“Just tell the story”
Susie C. Owens

It’s July 21, 1970, a beautiful summer evening. The New York Philharmonic is hosting its annual Parks Concert Series. For a number of years the Philharmonic has presented summer outdoor concerts in city parks representing all of the five boroughs: Manhattan, Brooklyn, Queens, Staten Island, and The Bronx. The No. 10 buses along Central Park West in Manhattan are doing extra business today, dropping off people of various ages and persuasions. They’re pouring in by the thousands and making themselves comfortable on the plush green grass at the Sheep Meadow in Central Park. Some observers are reporting that at least 75,000 enthusiastic and curious concertgoers are in attendance for this momentous occasion.

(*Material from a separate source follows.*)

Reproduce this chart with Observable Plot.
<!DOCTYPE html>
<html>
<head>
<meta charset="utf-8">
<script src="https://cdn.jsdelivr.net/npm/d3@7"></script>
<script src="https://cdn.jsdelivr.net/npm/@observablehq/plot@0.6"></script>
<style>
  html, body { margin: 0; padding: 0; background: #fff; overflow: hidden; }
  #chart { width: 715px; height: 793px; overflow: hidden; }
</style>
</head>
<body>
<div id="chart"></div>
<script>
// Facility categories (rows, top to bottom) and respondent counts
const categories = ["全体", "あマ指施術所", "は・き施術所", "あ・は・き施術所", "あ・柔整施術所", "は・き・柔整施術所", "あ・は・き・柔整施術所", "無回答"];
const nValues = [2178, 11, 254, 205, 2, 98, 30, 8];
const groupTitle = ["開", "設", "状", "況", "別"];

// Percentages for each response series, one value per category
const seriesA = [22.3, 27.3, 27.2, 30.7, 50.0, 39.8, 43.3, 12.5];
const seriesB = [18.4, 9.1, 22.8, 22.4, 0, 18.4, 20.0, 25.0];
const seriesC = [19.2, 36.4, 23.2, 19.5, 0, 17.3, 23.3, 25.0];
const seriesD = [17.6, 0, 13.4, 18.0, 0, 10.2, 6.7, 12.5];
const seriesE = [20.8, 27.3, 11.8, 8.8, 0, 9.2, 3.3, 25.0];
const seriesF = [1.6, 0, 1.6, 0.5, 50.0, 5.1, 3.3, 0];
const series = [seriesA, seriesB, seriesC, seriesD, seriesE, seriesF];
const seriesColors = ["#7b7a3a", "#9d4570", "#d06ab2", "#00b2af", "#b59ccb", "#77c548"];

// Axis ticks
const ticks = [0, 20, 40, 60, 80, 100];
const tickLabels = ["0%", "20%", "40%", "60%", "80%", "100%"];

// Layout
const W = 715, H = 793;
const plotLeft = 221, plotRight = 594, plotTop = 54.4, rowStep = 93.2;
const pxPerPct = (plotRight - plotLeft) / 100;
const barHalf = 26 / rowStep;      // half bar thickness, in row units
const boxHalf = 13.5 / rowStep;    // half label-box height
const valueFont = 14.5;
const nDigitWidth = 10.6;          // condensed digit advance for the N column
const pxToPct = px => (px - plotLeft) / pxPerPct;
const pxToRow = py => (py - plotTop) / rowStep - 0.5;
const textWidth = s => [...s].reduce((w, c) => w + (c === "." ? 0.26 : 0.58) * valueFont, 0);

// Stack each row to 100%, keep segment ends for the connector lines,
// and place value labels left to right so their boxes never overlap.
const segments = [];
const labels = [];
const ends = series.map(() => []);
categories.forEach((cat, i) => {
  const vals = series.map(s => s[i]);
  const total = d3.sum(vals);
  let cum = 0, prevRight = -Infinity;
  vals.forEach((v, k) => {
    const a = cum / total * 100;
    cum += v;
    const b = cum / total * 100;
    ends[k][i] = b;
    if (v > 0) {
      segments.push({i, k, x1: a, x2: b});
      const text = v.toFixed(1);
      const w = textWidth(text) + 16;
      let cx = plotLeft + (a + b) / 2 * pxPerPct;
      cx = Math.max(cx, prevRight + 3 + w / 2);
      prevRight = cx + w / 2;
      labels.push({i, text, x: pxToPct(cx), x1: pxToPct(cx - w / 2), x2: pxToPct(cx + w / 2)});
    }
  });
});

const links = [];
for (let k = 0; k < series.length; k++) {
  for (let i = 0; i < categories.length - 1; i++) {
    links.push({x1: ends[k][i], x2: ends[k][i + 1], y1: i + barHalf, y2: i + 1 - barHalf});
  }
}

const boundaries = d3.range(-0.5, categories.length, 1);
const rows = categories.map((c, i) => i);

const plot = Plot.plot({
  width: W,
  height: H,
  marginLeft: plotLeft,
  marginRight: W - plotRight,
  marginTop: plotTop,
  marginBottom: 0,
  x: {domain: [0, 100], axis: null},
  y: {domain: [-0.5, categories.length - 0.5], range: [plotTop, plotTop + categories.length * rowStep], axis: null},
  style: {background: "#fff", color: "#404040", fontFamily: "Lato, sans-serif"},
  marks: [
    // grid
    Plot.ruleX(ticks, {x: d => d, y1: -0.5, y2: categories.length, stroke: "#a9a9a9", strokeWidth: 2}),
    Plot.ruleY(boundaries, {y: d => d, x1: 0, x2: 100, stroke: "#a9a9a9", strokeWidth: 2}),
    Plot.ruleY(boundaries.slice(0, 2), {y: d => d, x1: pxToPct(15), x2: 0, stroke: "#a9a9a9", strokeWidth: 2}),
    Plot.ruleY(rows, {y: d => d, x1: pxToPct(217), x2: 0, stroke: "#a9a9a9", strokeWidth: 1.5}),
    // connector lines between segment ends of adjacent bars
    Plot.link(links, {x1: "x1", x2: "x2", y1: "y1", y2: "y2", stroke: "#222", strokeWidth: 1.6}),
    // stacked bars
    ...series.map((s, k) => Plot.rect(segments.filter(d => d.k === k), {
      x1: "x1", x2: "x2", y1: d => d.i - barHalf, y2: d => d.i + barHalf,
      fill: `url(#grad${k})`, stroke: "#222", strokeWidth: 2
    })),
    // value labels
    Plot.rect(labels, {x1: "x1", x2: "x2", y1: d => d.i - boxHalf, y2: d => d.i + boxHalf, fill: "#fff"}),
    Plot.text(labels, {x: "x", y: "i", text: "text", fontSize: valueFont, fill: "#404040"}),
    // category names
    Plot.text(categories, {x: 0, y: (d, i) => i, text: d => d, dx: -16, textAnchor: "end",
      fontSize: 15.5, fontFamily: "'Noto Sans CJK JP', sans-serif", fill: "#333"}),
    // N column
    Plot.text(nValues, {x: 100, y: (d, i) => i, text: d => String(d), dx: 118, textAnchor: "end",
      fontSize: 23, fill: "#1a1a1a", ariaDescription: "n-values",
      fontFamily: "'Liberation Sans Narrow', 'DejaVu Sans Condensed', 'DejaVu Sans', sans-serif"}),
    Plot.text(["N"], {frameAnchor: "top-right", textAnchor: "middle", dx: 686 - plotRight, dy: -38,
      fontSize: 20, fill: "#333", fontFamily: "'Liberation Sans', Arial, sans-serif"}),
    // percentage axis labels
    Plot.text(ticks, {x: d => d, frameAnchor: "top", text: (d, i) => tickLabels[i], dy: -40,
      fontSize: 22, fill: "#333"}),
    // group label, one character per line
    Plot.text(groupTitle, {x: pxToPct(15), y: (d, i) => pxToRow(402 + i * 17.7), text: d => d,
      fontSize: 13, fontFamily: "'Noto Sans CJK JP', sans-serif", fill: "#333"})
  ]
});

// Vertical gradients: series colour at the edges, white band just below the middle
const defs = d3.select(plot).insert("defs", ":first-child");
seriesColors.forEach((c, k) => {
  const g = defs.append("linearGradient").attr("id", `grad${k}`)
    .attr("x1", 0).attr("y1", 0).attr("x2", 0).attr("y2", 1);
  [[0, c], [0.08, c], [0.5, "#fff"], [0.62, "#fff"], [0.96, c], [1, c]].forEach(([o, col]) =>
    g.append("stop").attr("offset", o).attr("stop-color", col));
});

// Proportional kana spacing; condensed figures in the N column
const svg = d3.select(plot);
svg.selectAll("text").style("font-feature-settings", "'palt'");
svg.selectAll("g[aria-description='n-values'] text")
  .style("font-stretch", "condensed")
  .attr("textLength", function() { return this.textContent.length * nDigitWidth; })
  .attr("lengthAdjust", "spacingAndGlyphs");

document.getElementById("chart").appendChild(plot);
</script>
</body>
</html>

The anticipation of something great is in the air. This anticipation, however, does not remove the lingering questions in the minds of many who have come out to witness the return of Dean Dixon. Who is this conductor from Europe? Why did the Philharmonic bring in an “unknown”? Is he any good?

 Few remember his first appearance with the Philharmonic in the summer of 1941 at Lewisohn Stadium, where 5,000 attendees witnessed the first Black conductor to lead the oldest orchestra in America. Even fewer remember his triumphal appearance with the NBC Symphony Orchestra in its summer subscription concert that same year.

As thousands of spectators settle in with family and friends—arranging their pillows, blankets, and picnic baskets—a subtle cue from backstage signals the orchestra that all playing, warming up, or last minute run through of that tricky musical passage must cease. A faint applause, which emanates from stage right, begins to trickle throughout Central Park. It quickly strengthens as everyone now realizes that the concertmaster has entered the stage and is walking to his designated position to signify to the principal oboist that it’s time to tune. That all-important “A” resonates throughout the city park three times—one for the woodwinds and brass, one for the low strings, and one for the upper strings. After the tuning has concluded, the concertmaster takes his seat.

Then it happens. Dixon enters the stage in the same dignified manner he has done for over 30 years. His 5 feet 9 inch stocky frame gracefully approaches the podium as the orchestra stands to acknowledge the Maestro of the evening and the thunderous applause of the audience.

There he is on the podium, immaculately dressed in his custom-tailored white dinner jacket, looking out at an enthusiastically responsive audience. In his right hand, Dixon is holding a 15-inch molded fiberglass baton, which was given to him by the principal violist of the Sydney Symphony Orchestra during his tenure as Music Director there. Dixon is a soft-spoken man, who looks the part of a Maestro—calm, self-assured, experienced, and focused. Not to mention his beautifully trimmed Afro—a hairstyle he sported in Europe long before it was popular in America.

After acknowledging the audience with an appropriate bow, Dixon turns to the orchestra to signal that they may take their seats. With precision and great subtlety, he quickly surveys the ensemble to establish eye contact. Feeling comfortable with his assessment, Dixon raises his baton and sets his heart, mind, and body to the compositions of Henze, Sibelius, and Brahms.

  One journalist who attended the outdoor concert wrote in Newsweek: “…The 55 year-old Dixon came home to mount the podium before an American orchestra for the first time since 1949…This was a ripe Dixon, authoritative and precise. He is not a showboat conductor, yet he showered his program with lilting lyricism and controlled grace. And he gave Brahms’s Second Symphony a rich romantic sweep that brought the great throng to its feet in a standing, especially thrilling ovation.”

 The return of Dean Dixon to his homeland after a twenty-one year self-imposed exile is news heard around the world. His is a story of triumph from years of disappointments in the United States to success abroad beyond anyone’s imagination. But there is something the public does not know about Dixon. His years of struggling to reach his goals were not without a heavy price. Dixon’s energetic countenance on the podium belies the fact that he is a man of great frailty. Over the years, his body has fought serious bouts of asthma, life-threatening allergic reactions, and hypertension. Despite his overwhelming infirmities, Dixon knows that he must savor his sojourn home. He is soberly aware that his life’s journey has brought him full circle.

 Although recognized throughout Europe, South America, Asia, and Australia as one of the shining stars in the world of classical music, this West Indian American from Harlem, New York is a stranger to most Americans.

1 Harold C. Schonberg, “Philharmonic Opener Attracts Thousands,” New York Times, July 22, 1972.

2 Robert B. McElroy, “Dixon and the Philharmonic: Blackface and no gloves,” Newsweek, August 1970.